Producer-director Edward Zwick is nothing if not serious; his recent film work includes “Blood Diamond,” a story of the corrupt African jewelry trade, and “The Last Samurai,” Tom Cruise’s grueling excursion to Japan.
Zwick is also one of the most thoughtfully spoken of Hollywood moviemakers. For his new picture, “Defiance,” Zwick visited the area in December and I asked him about the material: a story of Jewish resistance during the Second World War.
It began, Zwick explained, with his childhood friend Clay Frohman showing him a book about the Bielski brothers, three Jewish siblings who took to the forests in 1941 when the Nazis overran their communities.
The Bielskis maintained a world, and a fighting unit, in the forests of Eastern Europe. Zwick said he was fascinated by the saga of Jewish resistance, having grown up with impressions of Jewish passivity in the face of the Holocaust.
“Stories of resistance become inconvenient to history,” he said. “It’s a simplification. But those images of passivity became part of the culture, even alongside the six million who died.

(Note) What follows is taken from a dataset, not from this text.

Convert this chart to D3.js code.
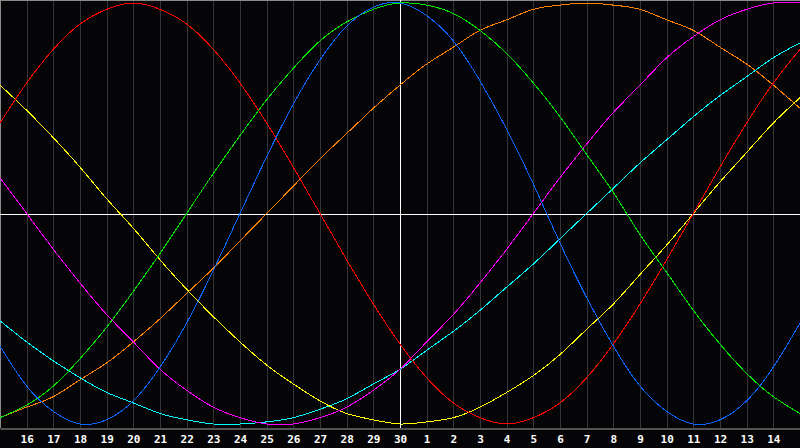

“The impulse to resist is innate. There’s a Resistance phrase: ‘We will not go like lambs to the slaughter.’ But it got turned around through history.”
Given the non-blockbuster subject matter, Zwick needed to keep the production lean and fast. “You can imagine,” he said. “Drama itself has become the job of the arthouse movie. So we financed a lot of the film out of Europe.”

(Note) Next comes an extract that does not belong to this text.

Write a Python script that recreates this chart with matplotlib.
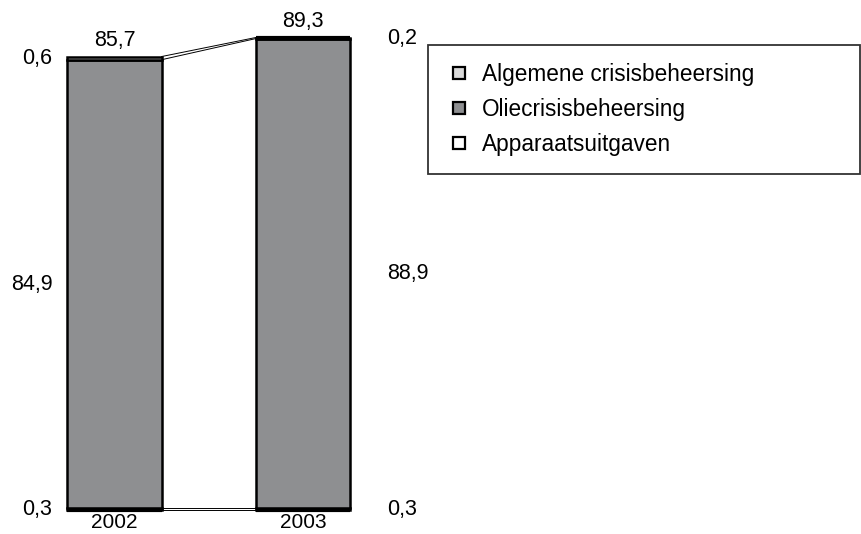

It helped to have name actors, notably Daniel Craig — 007 himself. Craig plays an unconventional protagonist, and Zwick said the actor’s approach was key to the film overall.
“Daniel has a natural modesty about him,” Zwick said. “One reason the ensemble is so good is because of Daniel’s generosity. It’s about community, and Daniel’s understanding of that allowed it to be what it is. You can see Daniel stepping back, and the other actors allowed to shine.”
Craig’s generosity extended to suggesting giving one of his big speeches to co-star Jamie Bell. “That’s like giving the St. Crispin’s Day speech to someone other than Henry V,” said Zwick, drawing the Shakespearean comparison.
Zwick shot the movie in Lithuania, not all that far from where the real Bielski partisans operated. Because so much of the picture takes place outdoors, one of Zwick’s main jobs was adding variety to the visual landscape. As he put it: “It’s very easy for a shot of a tree to look like another shot of a tree.”
The crew shot the film in reverse time, shooting the autumn and springtime scenes first, then capturing the winter shots when the snow began to fall. “Mostly it was about cold,” he said. “Swamps, rivers, lack of sun — it was cold all the time. And you have to prepared to add rain” to whatever scene he was filming at any given time.
This added a layer of reality for the actors, who could hardly afford to use acting-school techniques. “When your fingers are cold and you’re trying to load a gun,” he observed, “you’re not thinking about the Stanislavski method.
“But this coalesced the ensemble. People would huddle around fires. It’s the film approximation of the forest community.”